Goal — Return the material exactly as supplied, apart from the pictures, which are omitted.

■ ■ ■ ■ ■

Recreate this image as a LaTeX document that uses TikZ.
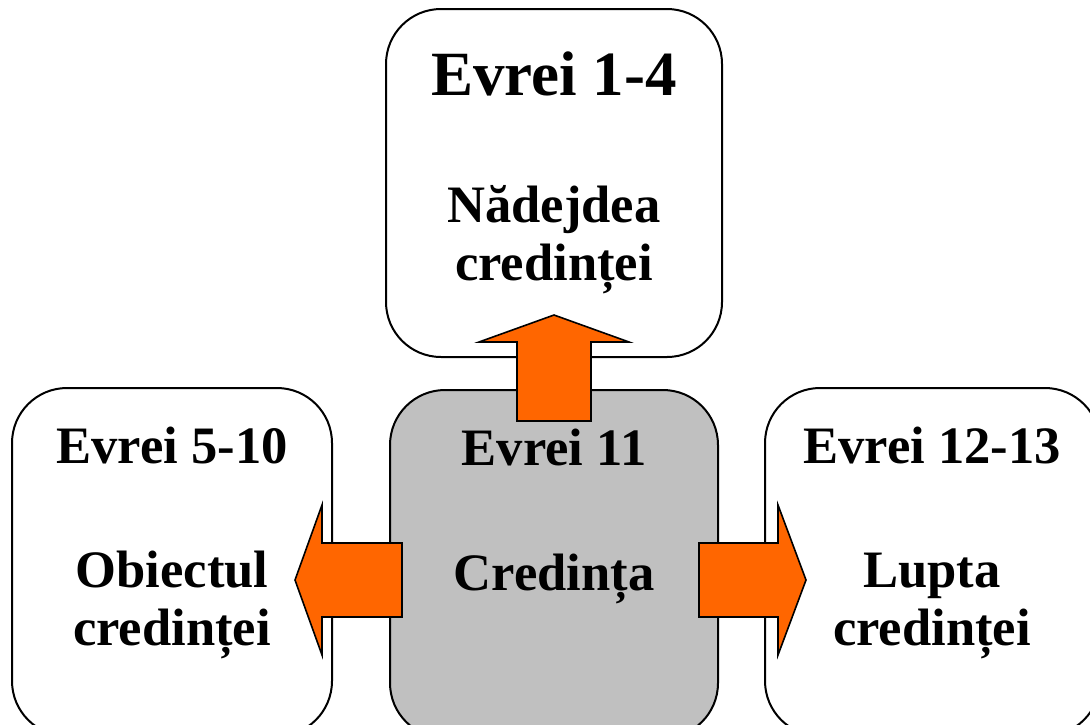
\documentclass[tikz,border=0pt]{standalone}
\usepackage{fontspec}
\setmainfont{Liberation Serif}
\definecolor{arrorange}{HTML}{FF6600}
\definecolor{boxgray}{HTML}{C0C0C0}
\tikzset{
  chapbox/.style={draw, line width=1pt, rounded corners=27.5pt, inner sep=0pt},
  blockarr/.style={draw, fill=arrorange, line width=.8pt, line join=miter},
  bigttl/.style={font=\bfseries\fontsize{31.5}{35}\selectfont, anchor=base},
  ttl/.style={font=\bfseries\fontsize{26.3}{29}\selectfont, anchor=base, align=center}
}
\begin{document}
\begin{tikzpicture}[x=.5pt, y=-.5pt]
\useasboundingbox (0,0) rectangle (1090,724);
\clip (0,0) rectangle (1090,724);
% the four chapters
\node[chapbox, minimum width=168pt, minimum height=174pt] (hope) at (554,183) {};
\node[chapbox, minimum width=160pt, minimum height=174pt] (object) at (172,562) {};
\node[chapbox, fill=boxgray, minimum width=164pt, minimum height=174pt] (faith) at (554,564) {};
\node[chapbox, minimum width=167.5pt, minimum height=174pt] (fight) at (932.5,562) {};
% block arrows out of the middle box
\draw[blockarr] (517,421) -- (517,342) -- (479,342) -- (554,315) -- (629,342) -- (591,342) -- (591,421) -- cycle;
\draw[blockarr] (402,543) -- (322,543) -- (322,505) -- (295,580) -- (322,655) -- (322,617) -- (402,617) -- cycle;
\draw[blockarr] (699,543) -- (778,543) -- (778,505) -- (806,580) -- (778,655) -- (778,617) -- (699,617) -- cycle;
% texts (base of a two-line node is its last line)
\node[bigttl] (hopeT) at (554,95) {Evrei 1-4};
\node[ttl] (hopeB) at (554,280) {Nădejdea\\credinței};
\node[ttl] (objectT) at (172,463) {Evrei 5-10};
\node[ttl] (objectB) at (172,645) {Obiectul\\credinței};
\node[ttl] (faithT) at (554,465) {Evrei 11};
\node[ttl] (faithB) at (554,590) {Credința};
\node[ttl] (fightT) at (932,463) {Evrei 12-13};
\node[ttl] (fightB) at (932,645) {Lupta\\credinței};
\end{tikzpicture}
\end{document}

■ ■ ■ ■ ■

Solution for this exercise —
Recreate this image as a LaTeX document that uses TikZ.
\documentclass[tikz,border=0pt]{standalone}
\usepackage{fontspec}
\setmainfont{Liberation Serif}
\definecolor{arrorange}{HTML}{FF6600}
\definecolor{boxgray}{HTML}{C0C0C0}
\tikzset{
  chapbox/.style={draw, line width=1pt, rounded corners=27.5pt, inner sep=0pt},
  blockarr/.style={draw, fill=arrorange, line width=.8pt, line join=miter},
  bigttl/.style={font=\bfseries\fontsize{31.5}{35}\selectfont, anchor=base},
  ttl/.style={font=\bfseries\fontsize{26.3}{29}\selectfont, anchor=base, align=center}
}
\begin{document}
\begin{tikzpicture}[x=.5pt, y=-.5pt]
\useasboundingbox (0,0) rectangle (1090,724);
\clip (0,0) rectangle (1090,724);
% the four chapters
\node[chapbox, minimum width=168pt, minimum height=174pt] (hope) at (554,183) {};
\node[chapbox, minimum width=160pt, minimum height=174pt] (object) at (172,562) {};
\node[chapbox, fill=boxgray, minimum width=164pt, minimum height=174pt] (faith) at (554,564) {};
\node[chapbox, minimum width=167.5pt, minimum height=174pt] (fight) at (932.5,562) {};
% block arrows out of the middle box
\draw[blockarr] (517,421) -- (517,342) -- (479,342) -- (554,315) -- (629,342) -- (591,342) -- (591,421) -- cycle;
\draw[blockarr] (402,543) -- (322,543) -- (322,505) -- (295,580) -- (322,655) -- (322,617) -- (402,617) -- cycle;
\draw[blockarr] (699,543) -- (778,543) -- (778,505) -- (806,580) -- (778,655) -- (778,617) -- (699,617) -- cycle;
% texts (base of a two-line node is its last line)
\node[bigttl] (hopeT) at (554,95) {Evrei 1-4};
\node[ttl] (hopeB) at (554,280) {Nădejdea\\credinței};
\node[ttl] (objectT) at (172,463) {Evrei 5-10};
\node[ttl] (objectB) at (172,645) {Obiectul\\credinței};
\node[ttl] (faithT) at (554,465) {Evrei 11};
\node[ttl] (faithB) at (554,590) {Credința};
\node[ttl] (fightT) at (932,463) {Evrei 12-13};
\node[ttl] (fightB) at (932,645) {Lupta\\credinței};
\end{tikzpicture}
\end{document}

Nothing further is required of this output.